Fig. 2: Experimental set-up and charged fragments momenta. | Nature

Fig. 2: Experimental set-up and charged fragments momenta.

From: Observation of a correlated free four-neutron system

Fig. 2

Left: schematic view of the experimental set-up. The 8He secondary beam at 156 MeV per nucleon is transported from the BigRIPS (Big RIKEN projectile-fragment separator) into the SAMURAI set-up, where it hits a liquid-hydrogen (LH2) target. In a quasi-elastic \(({\rm{p}},\,{{\rm{p}}}^{4}{\rm{He}})\) reaction, the 4He core is knocked out from the 8He projectile. Scintillator detectors and drift chambers are used for beam identification and tracking. The trajectories of the outgoing fragments are tracked by three silicon (Si) planes and bent afterwards through the SAMURAI spectrometer towards the focal-plane detectors. Two neutron-detector arrays were placed at a forward angle behind the SAMURAI. An additional scintillator wall was placed at smaller bending angle to detect the unreacted 8He beam.

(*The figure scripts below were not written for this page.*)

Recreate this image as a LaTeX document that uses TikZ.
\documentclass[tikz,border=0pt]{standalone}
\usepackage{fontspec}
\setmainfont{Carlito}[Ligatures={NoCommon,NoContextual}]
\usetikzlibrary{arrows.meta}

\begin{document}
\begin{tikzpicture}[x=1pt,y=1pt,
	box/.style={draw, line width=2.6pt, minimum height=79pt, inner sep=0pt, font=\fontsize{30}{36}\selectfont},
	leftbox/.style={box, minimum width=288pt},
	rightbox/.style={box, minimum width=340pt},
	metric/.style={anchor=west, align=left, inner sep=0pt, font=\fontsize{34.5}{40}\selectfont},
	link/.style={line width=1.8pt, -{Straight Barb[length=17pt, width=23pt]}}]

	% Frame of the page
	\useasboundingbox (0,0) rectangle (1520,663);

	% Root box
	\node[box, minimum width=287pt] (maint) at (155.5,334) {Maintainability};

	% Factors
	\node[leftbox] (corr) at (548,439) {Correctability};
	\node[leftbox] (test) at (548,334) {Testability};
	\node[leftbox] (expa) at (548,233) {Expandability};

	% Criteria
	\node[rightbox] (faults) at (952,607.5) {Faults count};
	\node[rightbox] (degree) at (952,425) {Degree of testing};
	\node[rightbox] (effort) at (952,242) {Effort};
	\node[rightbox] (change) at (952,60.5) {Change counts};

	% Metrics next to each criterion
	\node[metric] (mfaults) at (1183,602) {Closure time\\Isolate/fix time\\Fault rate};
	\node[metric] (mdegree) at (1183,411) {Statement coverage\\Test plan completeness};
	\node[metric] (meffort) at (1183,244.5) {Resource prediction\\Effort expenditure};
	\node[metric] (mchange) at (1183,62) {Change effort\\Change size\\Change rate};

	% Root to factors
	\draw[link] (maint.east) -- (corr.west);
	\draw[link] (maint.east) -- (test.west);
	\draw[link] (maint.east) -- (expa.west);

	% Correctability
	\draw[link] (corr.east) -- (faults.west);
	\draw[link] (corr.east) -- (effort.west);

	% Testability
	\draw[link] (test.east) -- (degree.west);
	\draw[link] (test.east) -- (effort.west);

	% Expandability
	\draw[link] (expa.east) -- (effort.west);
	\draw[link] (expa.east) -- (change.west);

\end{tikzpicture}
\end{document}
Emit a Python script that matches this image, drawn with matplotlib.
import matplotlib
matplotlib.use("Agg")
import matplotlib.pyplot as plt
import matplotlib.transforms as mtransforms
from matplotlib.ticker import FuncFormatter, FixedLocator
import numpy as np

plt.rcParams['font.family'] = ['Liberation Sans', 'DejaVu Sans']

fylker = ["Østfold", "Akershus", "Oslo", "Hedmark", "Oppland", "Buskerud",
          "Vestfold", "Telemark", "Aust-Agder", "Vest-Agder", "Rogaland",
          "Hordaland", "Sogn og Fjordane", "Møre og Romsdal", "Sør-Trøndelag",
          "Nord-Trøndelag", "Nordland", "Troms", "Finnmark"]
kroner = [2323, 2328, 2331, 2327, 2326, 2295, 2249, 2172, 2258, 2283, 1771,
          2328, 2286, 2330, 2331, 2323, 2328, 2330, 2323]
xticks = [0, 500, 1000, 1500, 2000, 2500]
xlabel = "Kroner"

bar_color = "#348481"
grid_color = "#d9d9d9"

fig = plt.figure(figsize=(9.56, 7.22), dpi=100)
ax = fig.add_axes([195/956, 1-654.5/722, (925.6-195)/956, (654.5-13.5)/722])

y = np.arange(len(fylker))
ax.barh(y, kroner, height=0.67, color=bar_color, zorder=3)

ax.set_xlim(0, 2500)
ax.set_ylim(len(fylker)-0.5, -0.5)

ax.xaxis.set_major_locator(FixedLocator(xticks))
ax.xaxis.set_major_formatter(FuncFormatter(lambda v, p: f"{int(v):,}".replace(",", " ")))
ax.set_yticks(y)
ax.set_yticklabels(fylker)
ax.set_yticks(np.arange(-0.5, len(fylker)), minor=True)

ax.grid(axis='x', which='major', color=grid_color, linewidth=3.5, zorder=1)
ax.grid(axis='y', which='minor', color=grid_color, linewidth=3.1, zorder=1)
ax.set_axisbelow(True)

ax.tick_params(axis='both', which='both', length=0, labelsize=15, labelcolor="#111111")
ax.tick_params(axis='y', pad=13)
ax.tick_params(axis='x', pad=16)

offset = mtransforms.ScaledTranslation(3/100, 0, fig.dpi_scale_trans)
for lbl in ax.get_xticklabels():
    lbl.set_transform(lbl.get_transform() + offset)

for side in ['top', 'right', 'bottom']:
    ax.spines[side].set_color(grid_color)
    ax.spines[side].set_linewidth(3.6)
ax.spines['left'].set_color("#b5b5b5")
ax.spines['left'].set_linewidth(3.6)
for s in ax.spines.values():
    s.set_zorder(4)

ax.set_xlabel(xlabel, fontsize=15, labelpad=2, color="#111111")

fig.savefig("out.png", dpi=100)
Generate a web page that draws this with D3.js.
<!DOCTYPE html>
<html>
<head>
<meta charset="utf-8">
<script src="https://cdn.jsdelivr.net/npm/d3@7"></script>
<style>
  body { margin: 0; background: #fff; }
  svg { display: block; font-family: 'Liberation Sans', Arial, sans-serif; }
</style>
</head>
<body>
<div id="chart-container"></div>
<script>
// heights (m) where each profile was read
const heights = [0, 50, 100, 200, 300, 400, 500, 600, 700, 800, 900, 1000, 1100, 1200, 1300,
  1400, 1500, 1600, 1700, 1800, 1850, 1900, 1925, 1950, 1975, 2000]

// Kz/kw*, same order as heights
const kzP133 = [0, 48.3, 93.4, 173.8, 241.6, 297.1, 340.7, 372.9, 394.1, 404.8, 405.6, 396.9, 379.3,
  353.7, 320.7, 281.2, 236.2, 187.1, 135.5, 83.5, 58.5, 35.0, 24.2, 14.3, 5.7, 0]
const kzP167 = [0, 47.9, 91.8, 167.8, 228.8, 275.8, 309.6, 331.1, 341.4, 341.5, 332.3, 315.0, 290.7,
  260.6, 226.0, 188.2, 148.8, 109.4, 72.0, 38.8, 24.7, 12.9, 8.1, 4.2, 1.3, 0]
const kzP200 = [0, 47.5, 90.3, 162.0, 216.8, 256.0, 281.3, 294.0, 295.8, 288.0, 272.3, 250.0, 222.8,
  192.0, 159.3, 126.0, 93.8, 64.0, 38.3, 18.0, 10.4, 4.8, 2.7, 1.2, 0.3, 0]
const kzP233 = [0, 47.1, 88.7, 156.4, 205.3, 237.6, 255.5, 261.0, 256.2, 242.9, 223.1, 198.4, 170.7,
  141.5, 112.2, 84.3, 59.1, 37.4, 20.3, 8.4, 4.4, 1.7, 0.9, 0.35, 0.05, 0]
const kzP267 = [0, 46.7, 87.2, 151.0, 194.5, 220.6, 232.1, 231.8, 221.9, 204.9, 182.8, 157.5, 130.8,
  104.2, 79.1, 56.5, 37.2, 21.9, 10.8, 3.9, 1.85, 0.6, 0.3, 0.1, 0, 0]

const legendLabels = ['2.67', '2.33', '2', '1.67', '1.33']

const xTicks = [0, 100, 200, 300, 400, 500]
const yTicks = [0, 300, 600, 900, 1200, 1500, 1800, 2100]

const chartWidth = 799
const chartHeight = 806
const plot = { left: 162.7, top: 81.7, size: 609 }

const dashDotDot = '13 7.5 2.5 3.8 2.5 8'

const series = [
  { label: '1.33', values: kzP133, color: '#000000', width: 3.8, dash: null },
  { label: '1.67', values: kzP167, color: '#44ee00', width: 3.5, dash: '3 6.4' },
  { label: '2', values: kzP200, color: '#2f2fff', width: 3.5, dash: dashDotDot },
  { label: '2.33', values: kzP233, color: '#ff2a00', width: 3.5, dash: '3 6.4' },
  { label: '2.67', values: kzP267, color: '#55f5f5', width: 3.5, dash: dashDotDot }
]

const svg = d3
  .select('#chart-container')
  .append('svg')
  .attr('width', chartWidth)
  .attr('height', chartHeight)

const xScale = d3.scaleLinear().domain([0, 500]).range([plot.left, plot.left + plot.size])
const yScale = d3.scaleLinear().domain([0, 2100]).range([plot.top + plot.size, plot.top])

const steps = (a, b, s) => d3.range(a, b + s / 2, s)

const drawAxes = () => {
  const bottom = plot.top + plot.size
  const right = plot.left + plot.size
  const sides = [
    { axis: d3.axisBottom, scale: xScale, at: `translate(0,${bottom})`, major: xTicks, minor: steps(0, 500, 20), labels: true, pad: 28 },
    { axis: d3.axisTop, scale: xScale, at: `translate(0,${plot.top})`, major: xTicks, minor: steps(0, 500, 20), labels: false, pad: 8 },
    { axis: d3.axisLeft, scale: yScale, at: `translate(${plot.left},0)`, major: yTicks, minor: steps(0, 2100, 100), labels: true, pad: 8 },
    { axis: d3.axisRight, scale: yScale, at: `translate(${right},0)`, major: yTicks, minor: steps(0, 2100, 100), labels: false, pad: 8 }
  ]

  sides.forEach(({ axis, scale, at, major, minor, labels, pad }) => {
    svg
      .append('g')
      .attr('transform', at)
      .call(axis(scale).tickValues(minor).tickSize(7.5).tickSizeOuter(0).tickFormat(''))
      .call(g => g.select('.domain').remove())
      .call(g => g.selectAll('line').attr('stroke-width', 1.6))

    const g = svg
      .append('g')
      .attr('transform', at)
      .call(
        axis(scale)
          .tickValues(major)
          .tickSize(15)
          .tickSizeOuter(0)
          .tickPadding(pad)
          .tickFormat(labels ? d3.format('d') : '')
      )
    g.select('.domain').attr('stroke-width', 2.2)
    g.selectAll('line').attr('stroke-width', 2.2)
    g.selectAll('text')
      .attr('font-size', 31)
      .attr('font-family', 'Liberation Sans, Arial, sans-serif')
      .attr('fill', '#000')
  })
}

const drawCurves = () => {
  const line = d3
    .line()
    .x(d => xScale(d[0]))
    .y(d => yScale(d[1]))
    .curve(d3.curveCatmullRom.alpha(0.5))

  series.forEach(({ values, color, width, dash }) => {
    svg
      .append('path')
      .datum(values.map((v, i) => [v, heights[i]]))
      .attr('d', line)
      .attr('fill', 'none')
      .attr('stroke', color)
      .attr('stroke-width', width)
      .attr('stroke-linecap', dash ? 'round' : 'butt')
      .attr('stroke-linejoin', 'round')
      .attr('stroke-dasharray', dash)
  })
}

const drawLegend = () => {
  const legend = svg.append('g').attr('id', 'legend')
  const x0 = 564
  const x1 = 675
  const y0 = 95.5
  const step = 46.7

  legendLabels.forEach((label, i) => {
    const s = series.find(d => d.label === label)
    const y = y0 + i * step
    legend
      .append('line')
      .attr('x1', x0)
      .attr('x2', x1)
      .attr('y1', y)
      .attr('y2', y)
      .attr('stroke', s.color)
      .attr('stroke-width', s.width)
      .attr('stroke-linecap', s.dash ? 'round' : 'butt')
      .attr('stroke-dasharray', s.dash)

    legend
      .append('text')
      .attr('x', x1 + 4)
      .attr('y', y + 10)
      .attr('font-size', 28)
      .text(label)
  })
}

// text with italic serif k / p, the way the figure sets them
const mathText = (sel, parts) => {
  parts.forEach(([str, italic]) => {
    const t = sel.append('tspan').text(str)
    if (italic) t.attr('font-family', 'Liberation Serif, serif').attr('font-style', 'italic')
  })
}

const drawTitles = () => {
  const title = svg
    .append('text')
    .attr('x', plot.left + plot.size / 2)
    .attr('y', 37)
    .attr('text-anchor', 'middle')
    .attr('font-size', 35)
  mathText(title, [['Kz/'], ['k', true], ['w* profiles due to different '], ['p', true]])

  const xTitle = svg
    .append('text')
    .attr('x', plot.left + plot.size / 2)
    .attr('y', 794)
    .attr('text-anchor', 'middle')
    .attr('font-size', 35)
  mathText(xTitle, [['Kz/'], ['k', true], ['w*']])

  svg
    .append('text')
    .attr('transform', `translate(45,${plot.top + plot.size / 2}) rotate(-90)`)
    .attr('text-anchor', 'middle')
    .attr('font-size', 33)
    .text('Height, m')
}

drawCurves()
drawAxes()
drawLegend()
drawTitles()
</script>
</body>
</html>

Right: measured momenta of the knocked-out 4He and the scattered proton after the quasi-elastic scattering (symbols). The momentum distribution of the incoming 8He beam is shown for comparison. The solid curves are the results from the simulation. The cyan (magenta) dotted line represents the upper (lower) limit of the 4He (proton) momentum expected from the simulation assuming a quasi-elastic scattering, and the orange line indicates the central beam momentum.